War And Peace – And Markets

War And Peace – And Markets

about 4 years ago3 mins

In what’s been far from the smooth start to the year investors were hoping for, 2020 began with escalating US-Iran tensions – and investors looked nervous as stocks, oil, and gold all experienced their fair share of volatility.

🕰️ Recap

  • US sanctions on Iran over the last few years risked disrupting both the oil supply and the Iranian economy
  • OPEC – the world’s major group of oil-producing nations – agreed to lower oil output to help curb oversupply
  • The world’s largest oil company, Saudi Aramco, completed its initial public offering late last year
  • And at the start of this one, a US airstrike on Iran shook stock markets and investors alike

🔗 Connecting The Dots

The US has a history of sanctions on Iran dating back to the 1970s. The most recent of those were in response to Iran’s development of nuclear capabilities, which – in light of current and historical tensions – gave the powers that be cause for concern. Those tensions escalated further in 2018, when the US announced it’d withdraw from the previously agreed nuclear deal with Iran.

The American airstrike that killed a top Iranian general – and Iran’s subsequent response – marked a new peak in the countries’ troubles, sparking fresh investor worries. Given how important the Middle East is to the world’s oil supply, it’s perhaps no surprise that the threat of disruption to the region initially sent the commodity’s price up as much as 4%. Likewise, risk-averse investors turned away from stocks and toward precious metals like gold – the price of which hit a new record high.

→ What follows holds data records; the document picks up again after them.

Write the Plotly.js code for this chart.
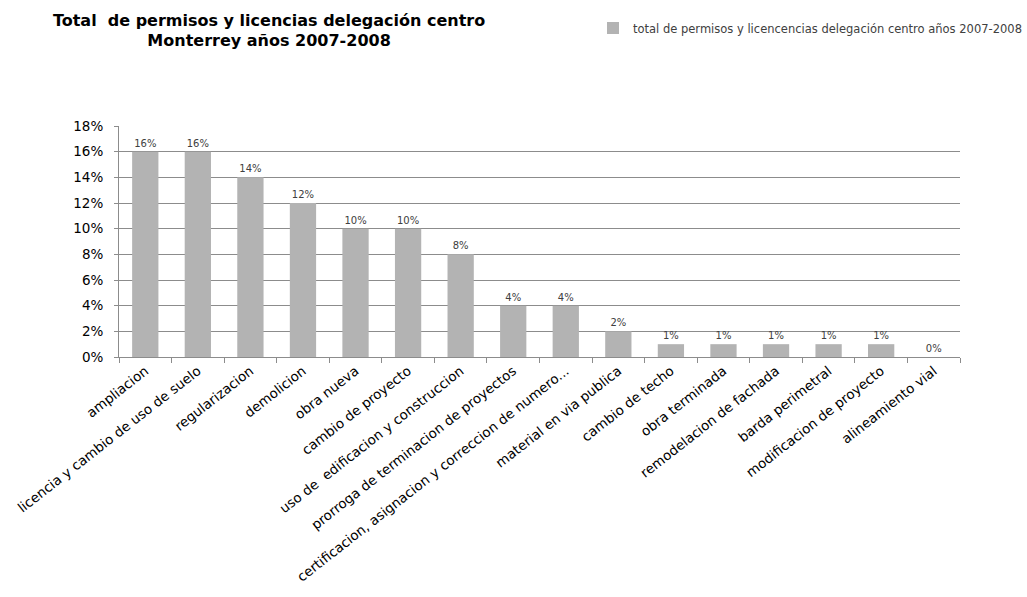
<!DOCTYPE html>
<html>
<head>
<meta charset="utf-8">
<script src="https://cdn.plot.ly/plotly-3.0.1.min.js"></script>
<style>html,body{margin:0;padding:0;background:#fff;}#chart{width:1027px;height:597px;}</style>
</head>
<body>
<div id="chart"></div>
<script>
const categories = [
  "ampliacion",
  "licencia y cambio de uso de suelo",
  "regularizacion",
  "demolicion",
  "obra nueva",
  "cambio de proyecto",
  "uso de  edificacion y construccion",
  "prorroga de terminacion de proyectos",
  "certificacion, asignacion y correccion de numero...",
  "material en via publica",
  "cambio de techo",
  "obra terminada",
  "remodelacion de fachada",
  "barda perimetral",
  "modificacion de proyecto",
  "alineamiento vial"
];
const values = [16, 16, 14, 12, 10, 10, 8, 4, 4, 2, 1, 1, 1, 1, 1, 0];
const seriesName = "total de permisos y licencencias delegación centro años 2007-2008";
const yTickVals = [0, 2, 4, 6, 8, 10, 12, 14, 16, 18];
const yTickText = ["0%", "2%", "4%", "6%", "8%", "10%", "12%", "14%", "16%", "18%"];

const trace = {
  type: "bar",
  x: categories,
  y: values,
  name: seriesName,
  marker: {color: "#b3b3b3"},
  width: 0.5,
  text: values.map(v => v + "%"),
  textposition: "outside",
  cliponaxis: false,
  textfont: {family: "DejaVu Sans", size: 10, color: "#404040"},
  hoverinfo: "x+y"
};

const layout = {
  width: 1027,
  height: 597,
  margin: {l: 119, r: 67, t: 126, b: 240},
  paper_bgcolor: "#ffffff",
  plot_bgcolor: "#ffffff",
  showlegend: true,
  title: {
    text: "Total  de permisos y licencias delegación centro<br>Monterrey años 2007-2008",
    font: {family: "DejaVu Sans", size: 16, color: "#000000", weight: "bold"},
    xref: "container", yref: "container",
    x: 0.262, xanchor: "center",
    y: 0.957, yanchor: "middle"
  },
  legend: {
    orientation: "h",
    xref: "container", yref: "container",
    x: 1, xanchor: "right",
    y: 0.953, yanchor: "middle",
    font: {family: "DejaVu Sans", size: 11.5, color: "#404040"},
    bgcolor: "rgba(0,0,0,0)",
    itemwidth: 30
  },
  xaxis: {
    type: "category",
    tickangle: -38,
    tickfont: {family: "DejaVu Sans", size: 13.5, color: "#000000"},
    showline: true, linecolor: "#8c8c8c", linewidth: 1,
    ticks: "outside", tickson: "boundaries", ticklen: 5, tickcolor: "#8c8c8c",
    showgrid: false,
    automargin: false
  },
  yaxis: {
    range: [0, 18],
    tickvals: yTickVals,
    ticktext: yTickText,
    tickfont: {family: "DejaVu Sans", size: 13.5, color: "#000000"},
    ticklabelstandoff: 8,
    showline: true, linecolor: "#8c8c8c", linewidth: 1,
    ticks: "outside", ticklen: 4, tickcolor: "#8c8c8c",
    showgrid: true, gridcolor: "#8c8c8c", gridwidth: 1,
    zeroline: false,
    automargin: false
  },
  bargap: 0.5
};

Plotly.newPlot("chart", [trace], layout, {displayModeBar: false, staticPlot: true});
</script>
</body>
</html>
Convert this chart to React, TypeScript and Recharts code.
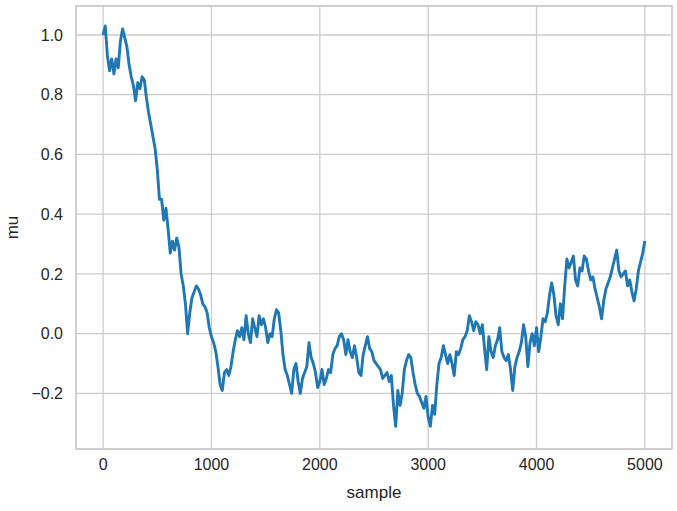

Investors worried that higher oil prices would make everything from plastics to gasoline more expensive, which could discourage spending by companies and consumers alike. That’d crimp both profit and economic growth. But those fears soon disappeared, likely as investors realized American energy prices hadn’t moved by much. The country is, after all, the world’s largest oil producer, and it extracts more than it needs.

🥡 Takeaways

Last week’s de-escalation came as a relief to investors in stocks, who sent US shares to record highs (again). Some investors believe they may yet rise further still on the back of at least one rate cut this year, despite the US Federal Reserve having said there wouldn’t be any in 2020. That would lower borrowing costs and should encourage spending, which would boost corporate profit, economic growth, and, by extension, stock prices.

The last few years have shown how damaging geopolitical uncertainty can be for economies, companies, and investors. The US-China trade war, for instance, has cost American companies more than $34 billion – and the stock market might’ve been even higher if it weren’t for those lost earnings. And the UK’s protracted Brexit negotiations have, according to Bloomberg, cost the British economy $170 billion so far, and will cost another $90 billion this year.

🎯 Also On Our Radar

Last week, several British companies cautioned that they’d fallen short of investors’ expectations for revenue growth over the holiday season. But on Friday, Ryanair showed the Irish aren’t about to follow suit. The airline said it’d enjoyed happy holidays thanks to an uptick in sales from customers who booked last minute – and it now expects its annual profit to be higher than it’d promised.